DreamActor-M1 – An AI Image Animation Framework Launched by ByteDance

What is DreamActor-M1?

DreamActor-M1 is an advanced AI image animation framework introduced by ByteDance, capable of transforming static character photos into vivid animated videos. It adopts a hybrid guidance mechanism, combining implicit facial representation, 3D head sphere, and 3D body skeleton control signals to achieve precise control over facial expressions and body movements. Supporting multi-language voice-driven facial animation, it can generate lip-sync results. DreamActor-M1 features high fidelity and identity preservation, producing videos with strong temporal coherence.

The main functions of DreamActor-M1

Static Photo to Dynamic Video: By combining a static photo with a reference action video, the person in the photo can be seamlessly replaced into the video scenario, generating dynamic videos with delicate expressions, natural movements, and high-definition image quality.
Precise Control: Combined with implicit facial representation, 3D head pose, and 3D body skeleton, it enables robust control of facial expressions and body movements.
Flexible Motion Transfer: Supports transferring only part of the motion, such as facial expressions and head movements.
Facial Animation Support: Can be extended to audio-driven facial animation, achieving lip-sync in multiple languages.
Shape-Aware Animation: Generates shape-adaptive animations through bone length adjustment technology.
Diverse Style Support: Shows robustness for various characters and motion styles.
Multi-Perspective Support: Capable of generating animation results from different head poses.

The Technical Principle of DreamActor-M1

Hybrid Guidance Mechanism: DreamActor-M1 employs a hybrid guidance mechanism that integrates control signals such as implicit facial representations, 3D head poses, and 3D body skeletons to achieve precise control over facial expressions and body movements. This hybrid approach ensures that the generated animations are highly realistic in detail while maintaining overall coordination and smoothness.
Multi-Scale Adaptability: The framework utilizes a progressive training strategy, enabling it to handle various body postures and images of different resolutions. It supports conversions from portrait views to full-body views. This multi-scale adaptability allows DreamActor-M1 to generate high-quality animation content in a wide range of scenarios.
Long-Term Temporal Consistency: DreamActor-M1 integrates motion patterns and visual references across consecutive frames to ensure temporal consistency in unobserved regions during complex movements. This is crucial for generating long, coherent animations, effectively avoiding common artifacts such as “ghosting” or mismatched movements.
Facial Animation with Speech Support: The framework supports audio-driven facial animation, enabling multi-language lip synchronization. By using audio input to drive facial expression changes, it can generate natural lip movements, further enhancing the realism of the animations.
Shape-Aware Animation: DreamActor-M1 features shape-aware animation capabilities, utilizing bone length adjustment techniques to achieve shape-adaptive animation generation. This ensures that the generated animations better adapt to the physical characteristics of different characters.

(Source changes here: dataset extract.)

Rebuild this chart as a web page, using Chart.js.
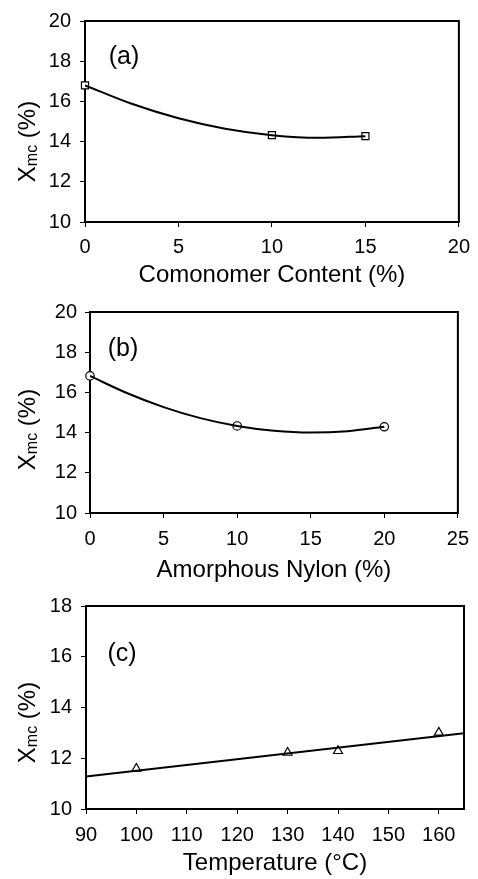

Project address of DreamActor-M1

Project official website: https://grisoon.github.io/DreamActor-M1/
arXiv technical paper: https://arxiv.org/pdf/2504.01724

Application Scenarios of DreamActor-M1

Virtual Character Creation: Seamlessly transfer an actor’s performance to a virtual character, capturing the actor’s facial expressions, movement rhythms, and emotional details to endow the virtual character with vivid emotions and movements.
Personalized Animated Video Generation: Users can transform their photos into lively and interesting animated videos, enhancing the fun and appeal of the content. For example, a static photo can be turned into an animated video with fun actions such as dancing or singing, which can then be shared on social media.
Virtual Hosts and Internet Celebrities: This technology can be used to create virtual hosts or internet celebrities, reducing production costs and time. Virtual hosts can stream or post content 24/7, with customizable images and styles to meet various needs.
Creative Advertising Production: Advertising agencies can use this technology to quickly generate attractive advertising videos by combining products with vivid character animations, enhancing the appeal and dissemination effectiveness of the advertisements.